» **Your objective**:
Would you copy out the whole listing exactly as given?

» **Supplied data**:
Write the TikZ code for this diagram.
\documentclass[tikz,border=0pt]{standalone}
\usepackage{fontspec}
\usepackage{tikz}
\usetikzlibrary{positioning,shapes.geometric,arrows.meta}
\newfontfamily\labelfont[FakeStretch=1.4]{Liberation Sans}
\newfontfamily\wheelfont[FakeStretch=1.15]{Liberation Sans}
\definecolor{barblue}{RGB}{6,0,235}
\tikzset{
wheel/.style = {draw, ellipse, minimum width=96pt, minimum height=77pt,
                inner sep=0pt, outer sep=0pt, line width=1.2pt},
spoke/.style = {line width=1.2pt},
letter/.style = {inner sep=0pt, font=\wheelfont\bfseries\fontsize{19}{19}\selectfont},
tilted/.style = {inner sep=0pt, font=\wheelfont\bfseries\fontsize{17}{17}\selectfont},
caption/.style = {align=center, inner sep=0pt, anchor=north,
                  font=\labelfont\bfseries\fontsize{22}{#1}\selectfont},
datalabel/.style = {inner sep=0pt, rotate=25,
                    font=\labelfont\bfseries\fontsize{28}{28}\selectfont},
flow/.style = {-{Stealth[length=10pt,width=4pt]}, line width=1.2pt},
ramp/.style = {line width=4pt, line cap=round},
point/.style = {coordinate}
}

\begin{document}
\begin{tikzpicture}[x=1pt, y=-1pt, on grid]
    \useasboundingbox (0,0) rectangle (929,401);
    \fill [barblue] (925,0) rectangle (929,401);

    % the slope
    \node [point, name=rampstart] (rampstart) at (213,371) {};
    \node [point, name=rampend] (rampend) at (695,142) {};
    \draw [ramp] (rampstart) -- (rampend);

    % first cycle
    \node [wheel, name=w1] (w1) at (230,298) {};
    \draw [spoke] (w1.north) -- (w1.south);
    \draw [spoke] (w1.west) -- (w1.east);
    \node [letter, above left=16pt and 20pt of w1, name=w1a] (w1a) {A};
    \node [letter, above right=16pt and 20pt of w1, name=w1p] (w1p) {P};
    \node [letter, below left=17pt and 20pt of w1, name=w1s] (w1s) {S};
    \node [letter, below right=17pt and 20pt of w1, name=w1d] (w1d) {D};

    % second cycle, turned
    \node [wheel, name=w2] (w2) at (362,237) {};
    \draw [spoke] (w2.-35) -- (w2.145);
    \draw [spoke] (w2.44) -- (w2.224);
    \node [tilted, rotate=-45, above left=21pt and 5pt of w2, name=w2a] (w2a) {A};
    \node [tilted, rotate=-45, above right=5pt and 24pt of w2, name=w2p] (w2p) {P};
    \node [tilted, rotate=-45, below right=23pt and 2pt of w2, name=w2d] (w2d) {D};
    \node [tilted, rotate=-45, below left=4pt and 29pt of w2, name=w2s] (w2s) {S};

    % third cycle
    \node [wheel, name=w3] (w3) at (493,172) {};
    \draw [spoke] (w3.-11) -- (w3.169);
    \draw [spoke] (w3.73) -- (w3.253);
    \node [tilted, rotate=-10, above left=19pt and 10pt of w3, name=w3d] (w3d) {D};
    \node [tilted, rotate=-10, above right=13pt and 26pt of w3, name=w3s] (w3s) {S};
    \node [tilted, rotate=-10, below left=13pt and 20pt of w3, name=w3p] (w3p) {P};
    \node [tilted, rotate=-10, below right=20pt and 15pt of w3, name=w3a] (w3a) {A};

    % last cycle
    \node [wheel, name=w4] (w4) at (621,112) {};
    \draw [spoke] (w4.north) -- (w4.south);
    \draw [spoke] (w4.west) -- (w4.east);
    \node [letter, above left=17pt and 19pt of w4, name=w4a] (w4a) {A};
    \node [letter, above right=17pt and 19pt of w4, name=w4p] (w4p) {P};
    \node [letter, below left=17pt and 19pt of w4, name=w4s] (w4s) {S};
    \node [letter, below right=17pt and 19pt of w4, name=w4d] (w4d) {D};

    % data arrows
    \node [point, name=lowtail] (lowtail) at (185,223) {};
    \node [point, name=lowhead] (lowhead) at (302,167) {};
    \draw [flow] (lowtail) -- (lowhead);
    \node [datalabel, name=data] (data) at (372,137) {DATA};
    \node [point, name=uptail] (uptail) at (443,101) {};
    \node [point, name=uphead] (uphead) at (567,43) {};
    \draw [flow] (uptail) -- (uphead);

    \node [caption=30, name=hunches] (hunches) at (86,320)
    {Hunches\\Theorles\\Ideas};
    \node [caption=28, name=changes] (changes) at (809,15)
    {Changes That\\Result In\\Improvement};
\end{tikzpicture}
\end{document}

» **Output for this task**:
Write the TikZ code for this diagram.
\documentclass[tikz,border=0pt]{standalone}
\usepackage{fontspec}
\usepackage{tikz}
\usetikzlibrary{positioning,shapes.geometric,arrows.meta}
\newfontfamily\labelfont[FakeStretch=1.4]{Liberation Sans}
\newfontfamily\wheelfont[FakeStretch=1.15]{Liberation Sans}
\definecolor{barblue}{RGB}{6,0,235}
\tikzset{
wheel/.style = {draw, ellipse, minimum width=96pt, minimum height=77pt,
                inner sep=0pt, outer sep=0pt, line width=1.2pt},
spoke/.style = {line width=1.2pt},
letter/.style = {inner sep=0pt, font=\wheelfont\bfseries\fontsize{19}{19}\selectfont},
tilted/.style = {inner sep=0pt, font=\wheelfont\bfseries\fontsize{17}{17}\selectfont},
caption/.style = {align=center, inner sep=0pt, anchor=north,
                  font=\labelfont\bfseries\fontsize{22}{#1}\selectfont},
datalabel/.style = {inner sep=0pt, rotate=25,
                    font=\labelfont\bfseries\fontsize{28}{28}\selectfont},
flow/.style = {-{Stealth[length=10pt,width=4pt]}, line width=1.2pt},
ramp/.style = {line width=4pt, line cap=round},
point/.style = {coordinate}
}

\begin{document}
\begin{tikzpicture}[x=1pt, y=-1pt, on grid]
    \useasboundingbox (0,0) rectangle (929,401);
    \fill [barblue] (925,0) rectangle (929,401);

    % the slope
    \node [point, name=rampstart] (rampstart) at (213,371) {};
    \node [point, name=rampend] (rampend) at (695,142) {};
    \draw [ramp] (rampstart) -- (rampend);

    % first cycle
    \node [wheel, name=w1] (w1) at (230,298) {};
    \draw [spoke] (w1.north) -- (w1.south);
    \draw [spoke] (w1.west) -- (w1.east);
    \node [letter, above left=16pt and 20pt of w1, name=w1a] (w1a) {A};
    \node [letter, above right=16pt and 20pt of w1, name=w1p] (w1p) {P};
    \node [letter, below left=17pt and 20pt of w1, name=w1s] (w1s) {S};
    \node [letter, below right=17pt and 20pt of w1, name=w1d] (w1d) {D};

    % second cycle, turned
    \node [wheel, name=w2] (w2) at (362,237) {};
    \draw [spoke] (w2.-35) -- (w2.145);
    \draw [spoke] (w2.44) -- (w2.224);
    \node [tilted, rotate=-45, above left=21pt and 5pt of w2, name=w2a] (w2a) {A};
    \node [tilted, rotate=-45, above right=5pt and 24pt of w2, name=w2p] (w2p) {P};
    \node [tilted, rotate=-45, below right=23pt and 2pt of w2, name=w2d] (w2d) {D};
    \node [tilted, rotate=-45, below left=4pt and 29pt of w2, name=w2s] (w2s) {S};

    % third cycle
    \node [wheel, name=w3] (w3) at (493,172) {};
    \draw [spoke] (w3.-11) -- (w3.169);
    \draw [spoke] (w3.73) -- (w3.253);
    \node [tilted, rotate=-10, above left=19pt and 10pt of w3, name=w3d] (w3d) {D};
    \node [tilted, rotate=-10, above right=13pt and 26pt of w3, name=w3s] (w3s) {S};
    \node [tilted, rotate=-10, below left=13pt and 20pt of w3, name=w3p] (w3p) {P};
    \node [tilted, rotate=-10, below right=20pt and 15pt of w3, name=w3a] (w3a) {A};

    % last cycle
    \node [wheel, name=w4] (w4) at (621,112) {};
    \draw [spoke] (w4.north) -- (w4.south);
    \draw [spoke] (w4.west) -- (w4.east);
    \node [letter, above left=17pt and 19pt of w4, name=w4a] (w4a) {A};
    \node [letter, above right=17pt and 19pt of w4, name=w4p] (w4p) {P};
    \node [letter, below left=17pt and 19pt of w4, name=w4s] (w4s) {S};
    \node [letter, below right=17pt and 19pt of w4, name=w4d] (w4d) {D};

    % data arrows
    \node [point, name=lowtail] (lowtail) at (185,223) {};
    \node [point, name=lowhead] (lowhead) at (302,167) {};
    \draw [flow] (lowtail) -- (lowhead);
    \node [datalabel, name=data] (data) at (372,137) {DATA};
    \node [point, name=uptail] (uptail) at (443,101) {};
    \node [point, name=uphead] (uphead) at (567,43) {};
    \draw [flow] (uptail) -- (uphead);

    \node [caption=30, name=hunches] (hunches) at (86,320)
    {Hunches\\Theorles\\Ideas};
    \node [caption=28, name=changes] (changes) at (809,15)
    {Changes That\\Result In\\Improvement};
\end{tikzpicture}
\end{document}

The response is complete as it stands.